Former council member Herron sentenced to jail

Shira Kantor

A federal judge sentenced former Minneapolis City Council member Brian Herron to one year in prison Wednesday after Herron pleaded guilty to federal extortion charges last July.

Herron admitted to requesting $10,000 from local business owner Selwin Ortega in exchange for lenient regulation of Ortega’s 10 Las Americas supermarkets. Herron resigned after the charges became public.

U.S. District Attorney Michael Ward said he thought the judge’s sentence was appropriate.

“He balanced the severity of the offense – which is unquestionable – with the importance of Herron’s cooperation with the investigation,” Ward said.

Because of Herron’s aid, Ward said he supported a lighter sentence than the two to two and a half years in prison federal sentencing guidelines suggest.
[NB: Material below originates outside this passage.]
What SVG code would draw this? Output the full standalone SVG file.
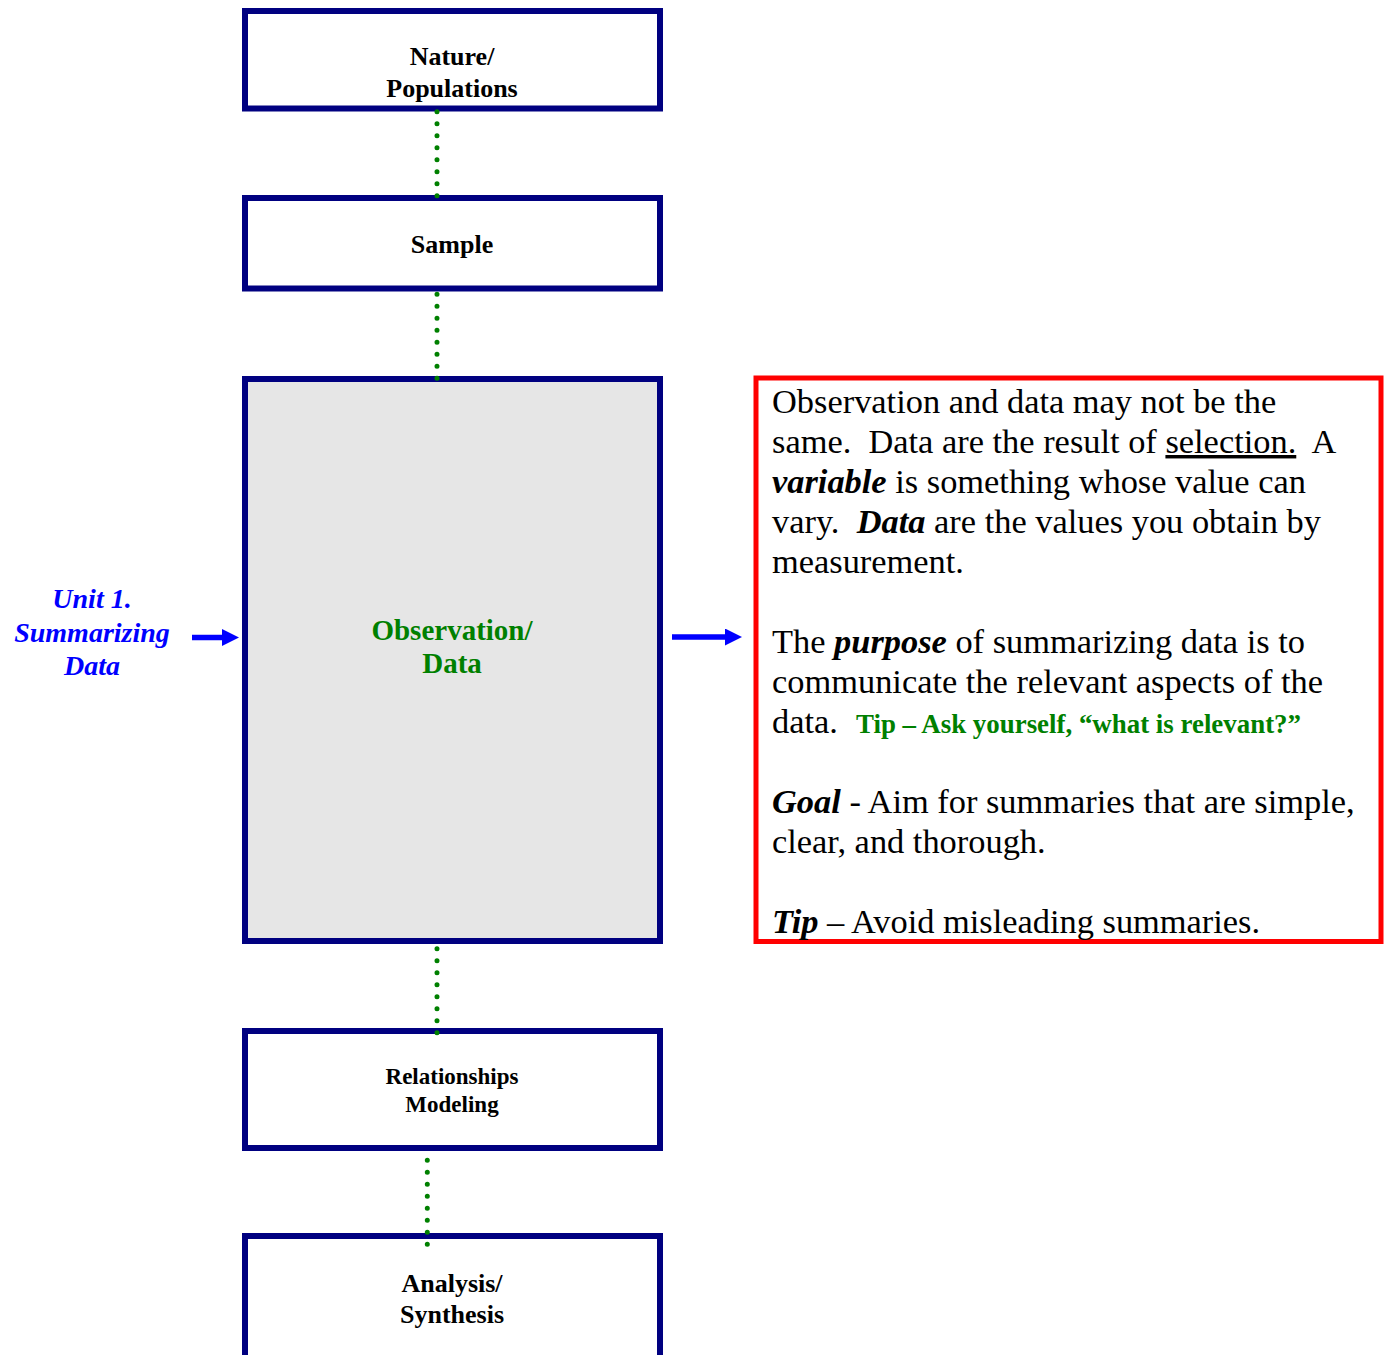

The FBI had been secretly monitoring Herron since 1998, when Ortega first approached the bureau with information about the council member’s illegal dealings.

Federal agents video- and audio-recorded the Herron-Ortega transaction last June, but the charges were kept secret until nearly a month later.

The FBI used that time to work with Herron to secure evidence against Basim Sabri, another Minneapolis businessman they suspected was involved in illegal deal-making with city officials.

Sabri was arrested and charged with three felony counts of bribery in August, but the charges were dropped in court last month.

U.S. District Judge Richard Kyle also required that Herron pay $9,000 in restitution – $4,000 of which will go to Ortega.

The remaining $5,000 is marked for Manouchehr Dousti, a local used-car dealer from whom Herron took the same sum in October 2000. Herron had said the money was a bribe, but Dousti maintained it was extorted by Herron.

The former 8th Ward representative will begin serving his sentence March 6. After his release, Herron will be under supervision for three years.

Herron – who, according to court documents, had been found to have recently used marijuana at the time of his arrest – will be
subjected to random drug testing, as well as probational financial supervision.

Kyle recommended the federal facility in Duluth for Herron’s incarceration.

Herron declined to comment.

The former council member’s admission touched off federal and local investigations into Minneapolis inspections and regulatory services to determine whether more widespread corruption existed in city government.

The city’s self-investigation is being conducted by Chicago attorney Joseph Duffy. Duffy attended a City Council meeting last week, where he told city officials his inquiry should be complete this month.

Ward said he could not comment on the federal investigation.